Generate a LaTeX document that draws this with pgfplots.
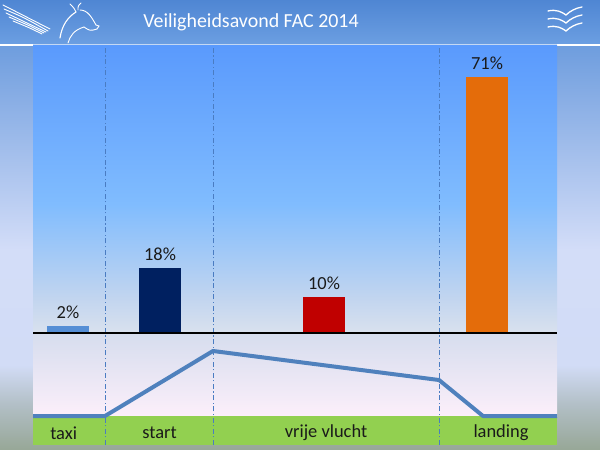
\documentclass[border=0pt]{standalone}
\usepackage{pgfplots}
\pgfplotsset{compat=1.18}
\usepackage{fontspec}
\setmainfont{Carlito}
\definecolor{hdrA}{HTML}{4F86D3}
\definecolor{hdrB}{HTML}{6C9FE2}
\definecolor{oA}{HTML}{6E9DDE}
\definecolor{oB}{HTML}{D3DDF8}
\definecolor{oC}{HTML}{D2DCF6}
\definecolor{oD}{HTML}{B2BFC6}
\definecolor{oE}{HTML}{97A797}
\definecolor{pA}{HTML}{5A9AFD}
\definecolor{pB}{HTML}{80BCFE}
\definecolor{pC}{HTML}{C2D5EF}
\definecolor{pD}{HTML}{D9E1EE}
\definecolor{qA}{HTML}{D6DDEE}
\definecolor{qB}{HTML}{FCEFFA}
\definecolor{grass}{HTML}{92D050}
\definecolor{lineblue}{HTML}{4F81BD}
\definecolor{taxiC}{HTML}{558ED5}
\definecolor{startC}{HTML}{002060}
\definecolor{vrijC}{HTML}{C00000}
\definecolor{landC}{HTML}{E46C0A}
\definecolor{divC}{HTML}{4A7CC2}
\definecolor{txt}{HTML}{1A1A1A}
\pgfdeclareverticalshading{outerbg}{100bp}{color(0bp)=(oE); color(25bp)=(oE); color(30.6bp)=(oD); color(35.5bp)=(oC); color(49.7bp)=(oB); color(75bp)=(oA); color(100bp)=(oA)}
\pgfdeclareverticalshading{panelbg}{100bp}{color(0bp)=(pD); color(25bp)=(pD); color(31bp)=(pC); color(47.5bp)=(pB); color(75bp)=(pA); color(100bp)=(pA)}
\begin{document}
\begin{tikzpicture}[x=1bp,y=1bp]
\useasboundingbox (0,0) rectangle (600,450);
% outer background
\shade[shading=outerbg] (0,0) rectangle (600,405);
\shade[top color=hdrA,bottom color=hdrB] (0,405) rectangle (600,450);
\draw[white!60!hdrB,line width=1.2bp] (0,405)--(600,405);
\draw[white,line width=1.4bp] (0,405)--(33,405) (557,405)--(600,405);
\node[white,font=\fontsize{20}{24}\selectfont] at (251,428) {Veiligheidsavond FAC 2014};
% pegasus logo (decoration)
\begin{scope}[white,line width=0.9bp,line cap=round]
\draw (3,445) -- (50,421);
\draw (4,441) .. controls (25,432) .. (48,419);
\draw (6,437) .. controls (26,428) .. (46,418);
\draw (9,433) .. controls (28,425) .. (44,417);
\draw (13,429) .. controls (30,422) .. (42,416);
\draw[line width=1.1bp] (60,412) .. controls (62,425) and (68,433) .. (76,438);
\draw (76,438) .. controls (74,442) .. (70,446);
\draw (78,440) .. controls (78,444) .. (81,447);
\draw (80,440) .. controls (88,440) and (92,432) .. (96,425);
\draw (96,425) -- (99,424) -- (97,421);
\draw (97,421) .. controls (90,419) .. (84,423);
\draw (84,423) .. controls (74,420) and (70,414) .. (68,407);
\end{scope}
% birds logo (decoration)
\begin{scope}[white,line width=1.3bp,line cap=round]
\draw (548,439) .. controls (556,441) and (562,438) .. (566,435) .. controls (570,439) and (576,442) .. (582,443);
\draw (548,431) .. controls (556,433) and (562,430) .. (566,427) .. controls (570,431) and (576,434) .. (582,435);
\draw (548,423) .. controls (556,425) and (562,422) .. (566,419) .. controls (570,423) and (576,426) .. (582,427);
\end{scope}
% panel
\shade[shading=panelbg] (33,117) rectangle (557,404);
\shade[top color=qA,bottom color=qB] (33,33.5) rectangle (557,117);
\fill[grass] (33,5) rectangle (557,33.5);
\begin{axis}[at={(33bp,5bp)},anchor=south west,scale only axis,
  width=524bp,height=399bp,
  xmin=33,xmax=557,ymin=-31.11,ymax=79.72,
  axis line style={draw=none},
  ytick=\empty,
  xtick={63.7,159.5,326,501},
  xticklabels={taxi,start,vrije vlucht,landing},
  major tick length=0pt,
  xticklabel style={anchor=center,yshift=12bp,font=\fontsize{18.5}{22}\selectfont,text=txt},
  /pgf/number format/assume math mode=true,
  clip=false,
  every node near coord/.append style={font=\fontsize{18.5}{22}\selectfont,text=txt,yshift=4bp},
  ]
% phase dividers
\addplot[divC,line width=1bp,dash pattern=on 5bp off 2.5bp on 1.2bp off 2.5bp] coordinates {(105,-31.11) (105,79.72)};
\addplot[divC,line width=1bp,dash pattern=on 5bp off 2.5bp on 1.2bp off 2.5bp] coordinates {(213,-31.11) (213,79.72)};
\addplot[divC,line width=1bp,dash pattern=on 5bp off 2.5bp on 1.2bp off 2.5bp] coordinates {(439,-31.11) (439,79.72)};
% bars
\addplot[ybar,bar width=42,bar shift=0pt,fill=taxiC,draw=none,nodes near coords={\pgfmathprintnumber{\pgfplotspointmeta}\%}] coordinates {(68,2)};
\addplot[ybar,bar width=42,bar shift=0pt,fill=startC,draw=none,nodes near coords={\pgfmathprintnumber{\pgfplotspointmeta}\%}] coordinates {(160,18)};
\addplot[ybar,bar width=42,bar shift=0pt,fill=vrijC,draw=none,nodes near coords={\pgfmathprintnumber{\pgfplotspointmeta}\%}] coordinates {(324,10)};
\addplot[ybar,bar width=42,bar shift=0pt,fill=landC,draw=none,nodes near coords={\pgfmathprintnumber{\pgfplotspointmeta}\%}] coordinates {(487,71)};
% baseline
\addplot[black,line width=1.6bp] coordinates {(33,0) (557,0)};
% flight profile
\addplot[lineblue,line width=4bp,line join=round] coordinates {(33,-23.06) (105,-23.06) (213,-5.0) (439,-13.06) (483,-23.06) (557,-23.06)};
\end{axis}
\end{tikzpicture}
\end{document}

Written instruction |
Exclude the images, then output the data above word for word.

Response to this task |
Generate a LaTeX document that draws this with pgfplots.
\documentclass[border=0pt]{standalone}
\usepackage{pgfplots}
\pgfplotsset{compat=1.18}
\usepackage{fontspec}
\setmainfont{Carlito}
\definecolor{hdrA}{HTML}{4F86D3}
\definecolor{hdrB}{HTML}{6C9FE2}
\definecolor{oA}{HTML}{6E9DDE}
\definecolor{oB}{HTML}{D3DDF8}
\definecolor{oC}{HTML}{D2DCF6}
\definecolor{oD}{HTML}{B2BFC6}
\definecolor{oE}{HTML}{97A797}
\definecolor{pA}{HTML}{5A9AFD}
\definecolor{pB}{HTML}{80BCFE}
\definecolor{pC}{HTML}{C2D5EF}
\definecolor{pD}{HTML}{D9E1EE}
\definecolor{qA}{HTML}{D6DDEE}
\definecolor{qB}{HTML}{FCEFFA}
\definecolor{grass}{HTML}{92D050}
\definecolor{lineblue}{HTML}{4F81BD}
\definecolor{taxiC}{HTML}{558ED5}
\definecolor{startC}{HTML}{002060}
\definecolor{vrijC}{HTML}{C00000}
\definecolor{landC}{HTML}{E46C0A}
\definecolor{divC}{HTML}{4A7CC2}
\definecolor{txt}{HTML}{1A1A1A}
\pgfdeclareverticalshading{outerbg}{100bp}{color(0bp)=(oE); color(25bp)=(oE); color(30.6bp)=(oD); color(35.5bp)=(oC); color(49.7bp)=(oB); color(75bp)=(oA); color(100bp)=(oA)}
\pgfdeclareverticalshading{panelbg}{100bp}{color(0bp)=(pD); color(25bp)=(pD); color(31bp)=(pC); color(47.5bp)=(pB); color(75bp)=(pA); color(100bp)=(pA)}
\begin{document}
\begin{tikzpicture}[x=1bp,y=1bp]
\useasboundingbox (0,0) rectangle (600,450);
% outer background
\shade[shading=outerbg] (0,0) rectangle (600,405);
\shade[top color=hdrA,bottom color=hdrB] (0,405) rectangle (600,450);
\draw[white!60!hdrB,line width=1.2bp] (0,405)--(600,405);
\draw[white,line width=1.4bp] (0,405)--(33,405) (557,405)--(600,405);
\node[white,font=\fontsize{20}{24}\selectfont] at (251,428) {Veiligheidsavond FAC 2014};
% pegasus logo (decoration)
\begin{scope}[white,line width=0.9bp,line cap=round]
\draw (3,445) -- (50,421);
\draw (4,441) .. controls (25,432) .. (48,419);
\draw (6,437) .. controls (26,428) .. (46,418);
\draw (9,433) .. controls (28,425) .. (44,417);
\draw (13,429) .. controls (30,422) .. (42,416);
\draw[line width=1.1bp] (60,412) .. controls (62,425) and (68,433) .. (76,438);
\draw (76,438) .. controls (74,442) .. (70,446);
\draw (78,440) .. controls (78,444) .. (81,447);
\draw (80,440) .. controls (88,440) and (92,432) .. (96,425);
\draw (96,425) -- (99,424) -- (97,421);
\draw (97,421) .. controls (90,419) .. (84,423);
\draw (84,423) .. controls (74,420) and (70,414) .. (68,407);
\end{scope}
% birds logo (decoration)
\begin{scope}[white,line width=1.3bp,line cap=round]
\draw (548,439) .. controls (556,441) and (562,438) .. (566,435) .. controls (570,439) and (576,442) .. (582,443);
\draw (548,431) .. controls (556,433) and (562,430) .. (566,427) .. controls (570,431) and (576,434) .. (582,435);
\draw (548,423) .. controls (556,425) and (562,422) .. (566,419) .. controls (570,423) and (576,426) .. (582,427);
\end{scope}
% panel
\shade[shading=panelbg] (33,117) rectangle (557,404);
\shade[top color=qA,bottom color=qB] (33,33.5) rectangle (557,117);
\fill[grass] (33,5) rectangle (557,33.5);
\begin{axis}[at={(33bp,5bp)},anchor=south west,scale only axis,
  width=524bp,height=399bp,
  xmin=33,xmax=557,ymin=-31.11,ymax=79.72,
  axis line style={draw=none},
  ytick=\empty,
  xtick={63.7,159.5,326,501},
  xticklabels={taxi,start,vrije vlucht,landing},
  major tick length=0pt,
  xticklabel style={anchor=center,yshift=12bp,font=\fontsize{18.5}{22}\selectfont,text=txt},
  /pgf/number format/assume math mode=true,
  clip=false,
  every node near coord/.append style={font=\fontsize{18.5}{22}\selectfont,text=txt,yshift=4bp},
  ]
% phase dividers
\addplot[divC,line width=1bp,dash pattern=on 5bp off 2.5bp on 1.2bp off 2.5bp] coordinates {(105,-31.11) (105,79.72)};
\addplot[divC,line width=1bp,dash pattern=on 5bp off 2.5bp on 1.2bp off 2.5bp] coordinates {(213,-31.11) (213,79.72)};
\addplot[divC,line width=1bp,dash pattern=on 5bp off 2.5bp on 1.2bp off 2.5bp] coordinates {(439,-31.11) (439,79.72)};
% bars
\addplot[ybar,bar width=42,bar shift=0pt,fill=taxiC,draw=none,nodes near coords={\pgfmathprintnumber{\pgfplotspointmeta}\%}] coordinates {(68,2)};
\addplot[ybar,bar width=42,bar shift=0pt,fill=startC,draw=none,nodes near coords={\pgfmathprintnumber{\pgfplotspointmeta}\%}] coordinates {(160,18)};
\addplot[ybar,bar width=42,bar shift=0pt,fill=vrijC,draw=none,nodes near coords={\pgfmathprintnumber{\pgfplotspointmeta}\%}] coordinates {(324,10)};
\addplot[ybar,bar width=42,bar shift=0pt,fill=landC,draw=none,nodes near coords={\pgfmathprintnumber{\pgfplotspointmeta}\%}] coordinates {(487,71)};
% baseline
\addplot[black,line width=1.6bp] coordinates {(33,0) (557,0)};
% flight profile
\addplot[lineblue,line width=4bp,line join=round] coordinates {(33,-23.06) (105,-23.06) (213,-5.0) (439,-13.06) (483,-23.06) (557,-23.06)};
\end{axis}
\end{tikzpicture}
\end{document}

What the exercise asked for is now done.